In [2]:
data.columns

Index(['_unit_id', '_golden', '_unit_state', '_trusted_judgments',
       '_last_judgment_at',
       'can_the_verb_span_stylecolorblueverb_span_be_anchored_in_time',
       'can_the_verb_span_stylecolorblueverb_span_be_anchored_in_time:confidence',
       'after', 'before', 'bodytext',
       'can_the_verb_span_stylecolorblueverb_span_be_anchored_in_time_gold',
       'docid', 'eventid', 'verb'],
      dtype='object')

In [10]:
import pandas as pd
import nltk
from nltk.tokenize import sent_tokenize, word_tokenize
from collections import Counter

# List of CSV files to load
files = ['MATRES.csv', 'MATRES2.csv', 'MATRES3.csv']
all_cleaned_sentences = []

# Tokenize text into sentences from each file
nltk.download('punkt')

for file in files:
    df = pd.read_csv(file)

    # Tokenize text into sentences
    df['sentences'] = df['bodytext'].apply(sent_tokenize)

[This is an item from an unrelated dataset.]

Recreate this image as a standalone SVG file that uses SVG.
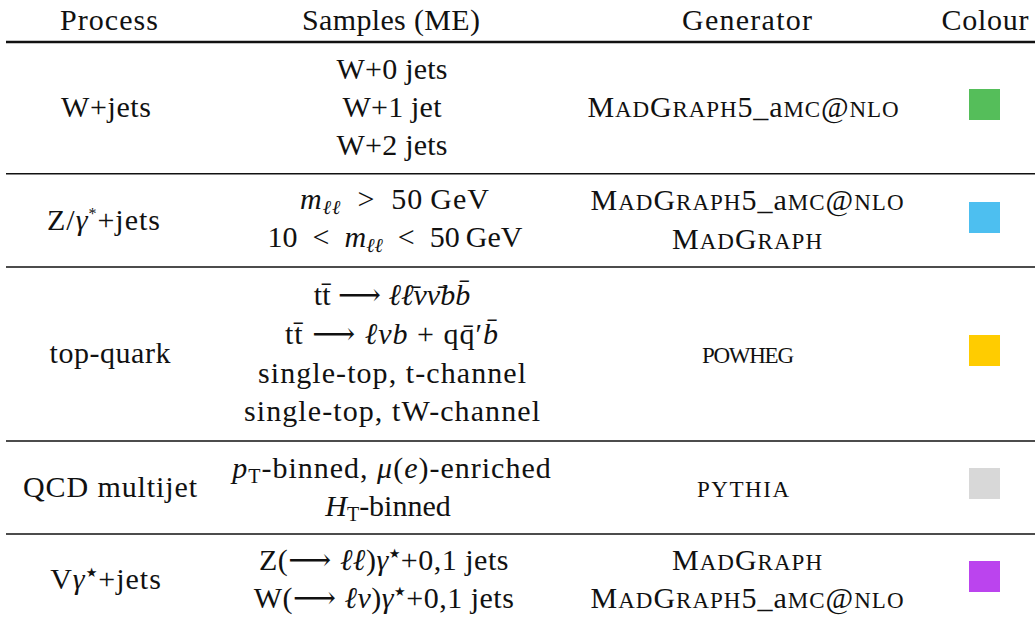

    # Tokenize words and create a word frequency list
    all_words = [word for sentences in df['sentences'] for sent in sentences for word in word_tokenize(sent)]
    word_freq = Counter(all_words)

    # Extract temporal keywords
    temporal_keywords = [word for word, freq in word_freq.items() if any(kw in word.lower() for kw in ['before', 'after', 'during', 'when', 'while', 'since', 'until', 'day', 'month', 'year'])]

    # Flatten all sentences into a single list and ensure no repetitions
    all_sentences = df['sentences'].sum()
    unique_sentences = list(set(all_sentences))  # Removes repeated sentences

    # Filter sentences that contain temporal keywords and have <= 20 words
    filtered_temporal_sentences = [sent for sent in unique_sentences if len(word_tokenize(sent)) <= 20 and any(keyword in sent for keyword in temporal_keywords)]

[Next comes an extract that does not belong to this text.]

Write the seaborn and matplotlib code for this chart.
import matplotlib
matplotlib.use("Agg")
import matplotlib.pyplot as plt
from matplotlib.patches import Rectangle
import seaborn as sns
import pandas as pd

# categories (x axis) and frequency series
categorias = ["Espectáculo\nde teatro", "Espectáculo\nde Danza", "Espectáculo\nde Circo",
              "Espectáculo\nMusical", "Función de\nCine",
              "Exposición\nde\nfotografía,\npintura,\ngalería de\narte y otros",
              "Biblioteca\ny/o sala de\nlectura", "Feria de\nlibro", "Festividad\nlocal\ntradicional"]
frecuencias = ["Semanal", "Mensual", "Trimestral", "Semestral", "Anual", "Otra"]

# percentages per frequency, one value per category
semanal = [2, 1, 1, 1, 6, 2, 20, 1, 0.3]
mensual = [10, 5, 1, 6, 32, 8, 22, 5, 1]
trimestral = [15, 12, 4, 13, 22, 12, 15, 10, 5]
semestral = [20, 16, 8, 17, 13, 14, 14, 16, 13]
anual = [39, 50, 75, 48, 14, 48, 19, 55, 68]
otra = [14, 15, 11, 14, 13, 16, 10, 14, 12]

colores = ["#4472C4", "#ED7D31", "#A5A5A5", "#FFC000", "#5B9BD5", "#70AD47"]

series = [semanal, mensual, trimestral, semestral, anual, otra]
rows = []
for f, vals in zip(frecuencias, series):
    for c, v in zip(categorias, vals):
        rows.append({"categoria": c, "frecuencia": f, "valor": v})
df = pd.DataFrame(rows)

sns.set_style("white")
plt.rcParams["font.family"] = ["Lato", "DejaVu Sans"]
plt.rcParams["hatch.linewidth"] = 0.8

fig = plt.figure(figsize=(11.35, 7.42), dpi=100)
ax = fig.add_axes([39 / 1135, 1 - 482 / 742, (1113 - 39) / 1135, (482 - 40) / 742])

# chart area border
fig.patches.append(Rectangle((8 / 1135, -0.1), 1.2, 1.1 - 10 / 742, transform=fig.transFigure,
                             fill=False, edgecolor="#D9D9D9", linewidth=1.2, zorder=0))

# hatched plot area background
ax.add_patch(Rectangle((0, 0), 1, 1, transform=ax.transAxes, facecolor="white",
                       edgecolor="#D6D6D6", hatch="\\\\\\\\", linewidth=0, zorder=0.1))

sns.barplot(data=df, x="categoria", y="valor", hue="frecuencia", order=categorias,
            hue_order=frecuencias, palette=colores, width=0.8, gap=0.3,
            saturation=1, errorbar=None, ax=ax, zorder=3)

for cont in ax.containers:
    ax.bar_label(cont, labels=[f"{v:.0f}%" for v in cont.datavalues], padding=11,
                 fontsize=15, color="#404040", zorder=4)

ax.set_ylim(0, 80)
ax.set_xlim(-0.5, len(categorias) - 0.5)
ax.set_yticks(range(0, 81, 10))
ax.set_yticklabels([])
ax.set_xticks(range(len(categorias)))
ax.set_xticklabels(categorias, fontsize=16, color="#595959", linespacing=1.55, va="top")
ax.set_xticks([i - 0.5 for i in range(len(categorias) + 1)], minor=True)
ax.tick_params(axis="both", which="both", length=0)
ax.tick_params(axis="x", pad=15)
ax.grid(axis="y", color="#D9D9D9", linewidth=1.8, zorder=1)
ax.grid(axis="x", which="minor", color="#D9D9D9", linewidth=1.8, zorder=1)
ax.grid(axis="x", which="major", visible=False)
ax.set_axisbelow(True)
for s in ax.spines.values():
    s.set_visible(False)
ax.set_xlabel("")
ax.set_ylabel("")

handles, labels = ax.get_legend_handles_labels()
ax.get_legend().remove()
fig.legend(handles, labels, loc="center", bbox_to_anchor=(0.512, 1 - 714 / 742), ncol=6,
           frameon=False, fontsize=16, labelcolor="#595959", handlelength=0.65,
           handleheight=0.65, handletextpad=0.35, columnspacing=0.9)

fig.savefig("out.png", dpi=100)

    # Clean sentences to remove <p> tags
    cleaned_sentences = [sent.replace('<p>', '').replace('</p>', '').strip() for sent in filtered_temporal_sentences]

    # Append to the master list
    all_cleaned_sentences.extend(cleaned_sentences)

# Save the filtered sentences to a .txt file
with open('filtered_temporal_sentences.txt', 'w') as file:
    for sent in set(all_cleaned_sentences):  # Ensure unique sentences across all files
        file.write(sent + '\n')

print("Filtered temporal sentences saved to 'filtered_temporal_sentences.txt'.")


[nltk_data] Downloading package punkt to /root/nltk_data...
[nltk_data]   Package punkt is already up-to-date!


Filtered temporal sentences saved to 'filtered_temporal_sentences.txt'.